Au-delà de leurs différences, la plupart des propositions de réformes du système monétaire se rejoignent pour affirmer la nécessité de créer un nouveau mode d’émission monétaire, dans lequel c’est la banque centrale – ou un institut d’émission – qui décide, dans le cadre d’une gouvernance démocratique, d’émettre les quantités de monnaie centrale nécessaire pour atteindre les objectifs fixés en l’attribuant à un secteur particulier (l’État, les ménages, les entreprises) et en l’affectant à une fin déterminée (le soutien au revenu des ménages, à l’activité des entreprises, aux investissements publics, à la transition écologique…). Nous l’appelons dans cette note « mode volontaire de création de la monnaie centrale » et désignons par « transition monétaire » le passage à ce nouveau mode d’émission.

Cette émission monétaire serait différente de celles qui existent actuellement, en deux points essentiels :
– elle ne serait associée ni à un crédit ou prêt remboursable, ni à un achat de titres revendables, elle serait donc « sans contrepartie » ;
– et puisque aucune contrepartie exigible sous forme de remboursement n’amènerait à ce que la monnaie créée retourne vers la banque centrale, elle serait « permanente » au lieu d’être temporaire.

Le débat s’ouvre. Selon nous, il s’inscrit dans une régularité historique qui veut que chaque fois que la société en a eu besoin, elle a transformé le système monétaire pour l’adapter à ses besoins. Ainsi, le « mode bancaire de création monétaire », issu du banking principle, a supplanté « le mode féodal de création monétaire » et a répondu, en son temps, à l’installation de l’ordre marchand. Les temps ont changé. Réparer l’injustice sociale, accélérer la transition écologique, garantir l’emploi, assurer un minimum vital sont autant de priorités et de besoins auxquels l’ordre marchand ne saura pas répondre. Pour les partisans de cette réforme, la transformation du mode d’émission de la monnaie, en revanche, le pourrait.

la monnaie pourrait être mise au service du bien commun, orientée vers les besoins de dépenses de l’économie réelle, ceux des ménages, ceux des entreprises, ceux des États tout particulièrement pour les accompagner et leur permettre de réaliser les investissements indispensables à la transition écologique.

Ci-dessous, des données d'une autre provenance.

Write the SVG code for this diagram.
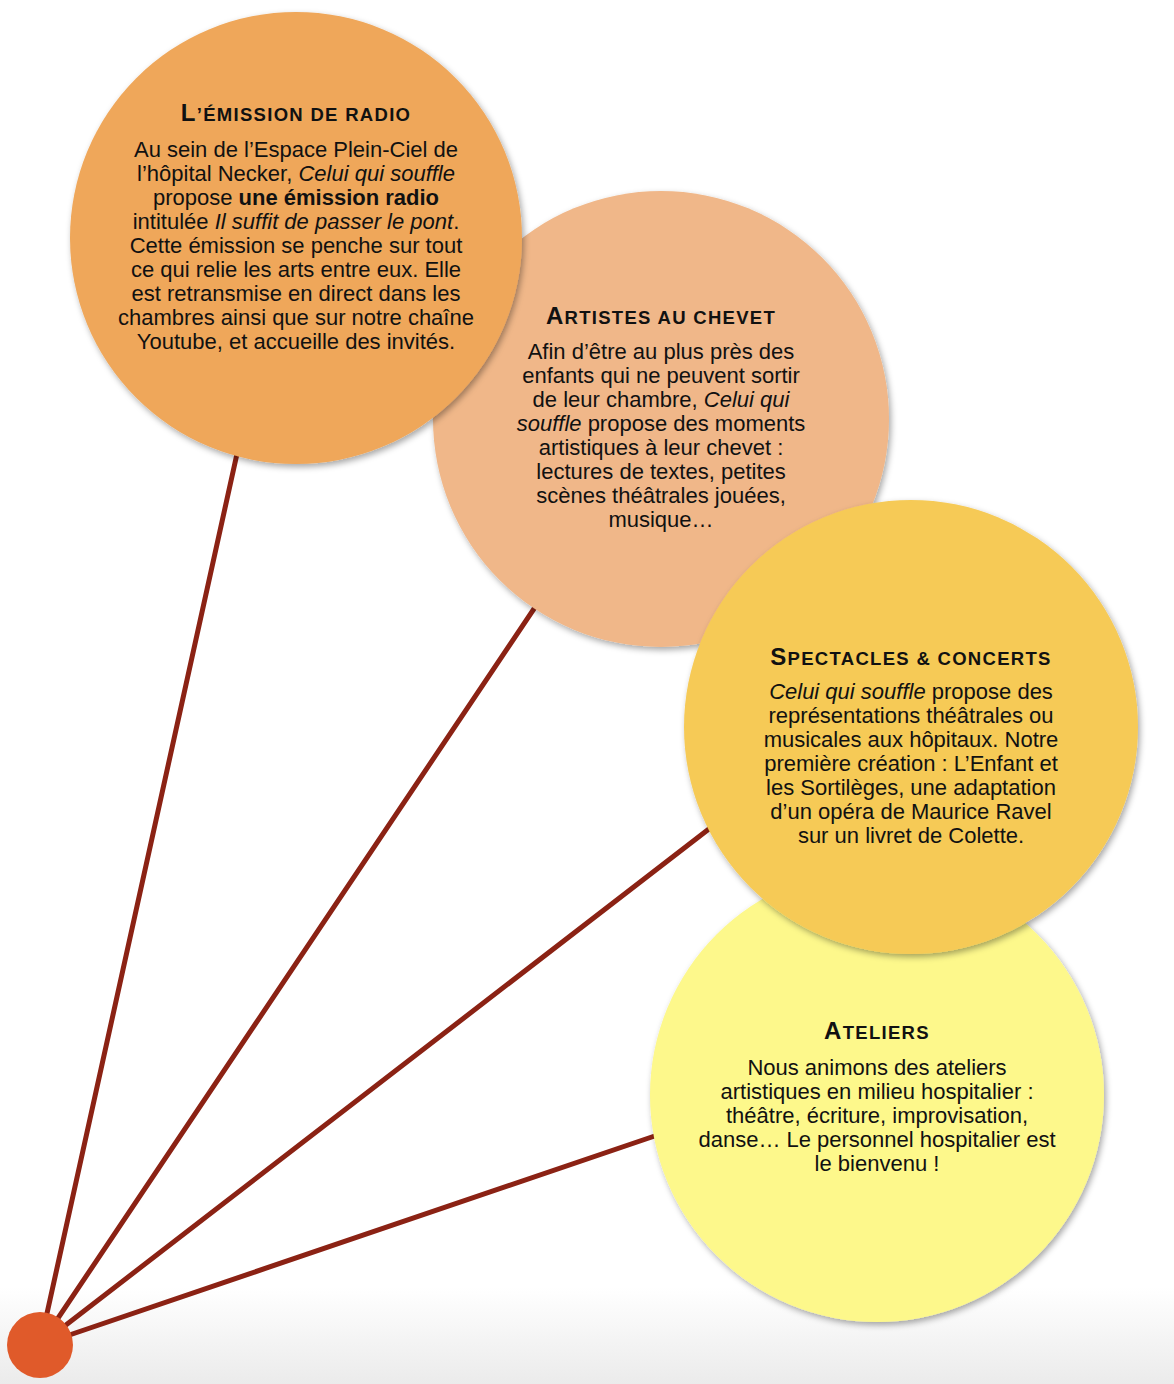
<svg xmlns="http://www.w3.org/2000/svg" width="1174" height="1384" viewBox="0 0 1174 1384">
<defs>
<linearGradient id="bg" x1="0" y1="0" x2="0" y2="1">
<stop offset="0" stop-color="#ffffff"/>
<stop offset="0.93" stop-color="#ffffff"/>
<stop offset="1" stop-color="#ebebeb"/>
</linearGradient>
<filter id="sh" x="-10%" y="-10%" width="125%" height="125%">
<feDropShadow dx="2" dy="3" stdDeviation="3" flood-color="#000" flood-opacity="0.35"/>
</filter>
</defs>
<style>
.t{font-family:"Liberation Sans",Arial,sans-serif;font-size:22px;fill:#111;text-anchor:middle}
.h{font-family:"Liberation Sans",Arial,sans-serif;font-weight:bold;fill:#111;text-anchor:middle;letter-spacing:1.3px}
.b1{font-size:24px}
.b2{font-size:18.5px}
.i{font-style:italic}
.bd{font-weight:bold}
.con{stroke:#8b2214;stroke-width:5;fill:none;stroke-linecap:round}
</style>
<rect width="1174" height="1384" fill="url(#bg)"/>
<g id="connectors">
<line class="con" x1="40" y1="1345" x2="250" y2="395"/>
<line class="con" x1="40" y1="1345" x2="560" y2="570"/>
<line class="con" x1="40" y1="1345" x2="740" y2="805"/>
<line class="con" x1="40" y1="1345" x2="690" y2="1124"/>
</g>
<g id="ateliers">
<circle cx="877" cy="1095" r="227" fill="#fdf88b" filter="url(#sh)"/>
<text class="h" x="877" y="1039"><tspan class="b1">A</tspan><tspan class="b2">TELIERS</tspan></text>
<text class="t" x="877" y="1075">Nous animons des ateliers</text>
<text class="t" x="877" y="1099">artistiques en milieu hospitalier :</text>
<text class="t" x="877" y="1123">théâtre, écriture, improvisation,</text>
<text class="t" x="877" y="1147">danse… Le personnel hospitalier est</text>
<text class="t" x="877" y="1171">le bienvenu !</text>
</g>
<g id="artistes">
<circle cx="661" cy="419" r="228" fill="#f0b789" filter="url(#sh)"/>
<text class="h" x="661" y="324"><tspan class="b1">A</tspan><tspan class="b2">RTISTES AU CHEVET</tspan></text>
<text class="t" x="661" y="359">Afin d’être au plus près des</text>
<text class="t" x="661" y="383">enfants qui ne peuvent sortir</text>
<text class="t" x="661" y="407">de leur chambre, <tspan class="i">Celui qui</tspan></text>
<text class="t" x="661" y="431"><tspan class="i">souffle</tspan> propose des moments</text>
<text class="t" x="661" y="455">artistiques à leur chevet :</text>
<text class="t" x="661" y="479">lectures de textes, petites</text>
<text class="t" x="661" y="503">scènes théâtrales jouées,</text>
<text class="t" x="661" y="527">musique…</text>
</g>
<g id="radio">
<circle cx="296" cy="238" r="226" fill="#efa75a" filter="url(#sh)"/>
<text class="h" x="296" y="121"><tspan class="b1">L</tspan><tspan class="b2">’ÉMISSION DE RADIO</tspan></text>
<text class="t" x="296" y="157">Au sein de l’Espace Plein-Ciel de</text>
<text class="t" x="296" y="181">l’hôpital Necker, <tspan class="i">Celui qui souffle</tspan></text>
<text class="t" x="296" y="205">propose <tspan class="bd">une émission radio</tspan></text>
<text class="t" x="296" y="229">intitulée <tspan class="i">Il suffit de passer le pont</tspan>.</text>
<text class="t" x="296" y="253">Cette émission se penche sur tout</text>
<text class="t" x="296" y="277">ce qui relie les arts entre eux. Elle</text>
<text class="t" x="296" y="301">est retransmise en direct dans les</text>
<text class="t" x="296" y="325">chambres ainsi que sur notre chaîne</text>
<text class="t" x="296" y="349">Youtube, et accueille des invités.</text>
</g>
<g id="spectacles">
<circle cx="911" cy="727" r="227" fill="#f6ca57" filter="url(#sh)"/>
<text class="h" x="911" y="665"><tspan class="b1">S</tspan><tspan class="b2">PECTACLES &amp; CONCERTS</tspan></text>
<text class="t" x="911" y="699"><tspan class="i">Celui qui souffle</tspan> propose des</text>
<text class="t" x="911" y="723">représentations théâtrales ou</text>
<text class="t" x="911" y="747">musicales aux hôpitaux. Notre</text>
<text class="t" x="911" y="771">première création : L’Enfant et</text>
<text class="t" x="911" y="795">les Sortilèges, une adaptation</text>
<text class="t" x="911" y="819">d’un opéra de Maurice Ravel</text>
<text class="t" x="911" y="843">sur un livret de Colette.</text>
</g>
<g id="hub">
<circle cx="40" cy="1345" r="33" fill="#e05a2a"/>
</g>
</svg>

Selon notre analyse, cette transformation en est à son commencement. Elle a débuté avec l’assouplissement quantitatif, l’une des mesures non conventionnelles de la politique monétaire qui consiste en des rachats d’actifs financiers par les banques centrales. À l’heure actuelle, c’est davantage en rachetant des titres financiers qu’en prêtant aux banques que la banque centrale crée sa monnaie. Cette transformation répond avant tout à l’ordre financier et renforce son pouvoir en financiarisant la monnaie. La frontière entre la monnaie et les titres n’a jamais été aussi ténue, car les émetteurs de titres savent à présent qu’en émettant des titres, ils émettent de la quasi-monnaie. Mais l’élargissement quantitatif a cependant démontré que l’on peut sortir du mode bancaire de création monétaire, que la dette n’est pas nécessairement la contrepartie inéluctable de la monnaie.

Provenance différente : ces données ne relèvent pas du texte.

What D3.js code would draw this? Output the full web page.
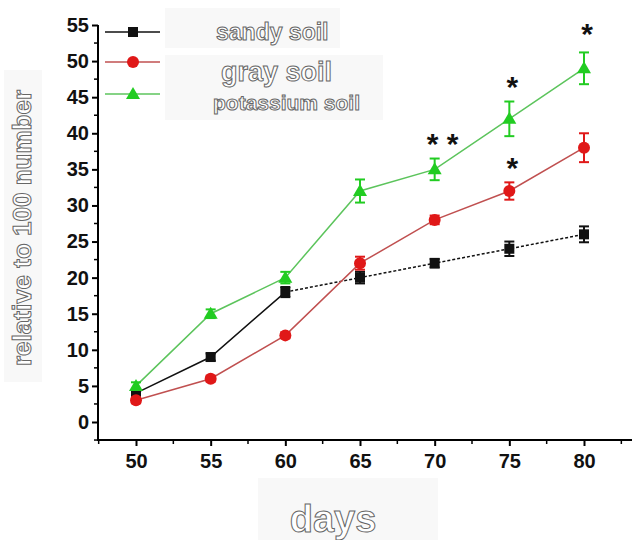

C’est en étant totalement libérée de cette contrepartie que la monnaie pourrait être mise au service du bien commun, orientée vers les besoins de dépenses de l’économie réelle, ceux des ménages, ceux des entreprises, ceux des États tout particulièrement pour les accompagner et leur permettre de réaliser les investissements indispensables à la transition écologique. Ce nouveau mode volontaire d’émission monétaire n’aurait pas vocation à remplacer mais à compléter les modes actuels de création monétaire par octroi d’un prêt (mode bancaire) ou achat de titres (mode acquisitif). Cette coexistence permettrait de mieux partager le pouvoir monétaire et de se protéger contre son accaparement.

Nous soulignons que cette proposition de réforme impliquerait également d’adapter certaines règles de la comptabilité de banque centrale afin de permettre l’enregistrement précis et le contrôle des « contributions définitives de la banque centrale aux objectifs publics ». De même, ce nouveau mode de création monétaire devrait s’accompagner de nouveaux outils monétaires qui permettraient de gérer le volume de monnaie en circulation et l’absence de reflux. Enfin, selon nous, ce mode d’émission amènerait à transformer plus ou moins radicalement la banque centrale indépendante et technocratique en une institution monétaire démocratique, dont la gouvernance impliquerait toutes les parties prenantes.

En conclusion, les transformations des sociétés ont toujours impliqué des transformations du système monétaire. De notre point de vue, cela revient à dire que la société ne réalisera pas ses nouveaux objectifs au premier rang desquels la transition écologique et sociale sans une transition monétaire. Plus que jamais, la société a besoin que la monnaie soit (re)mise à son service.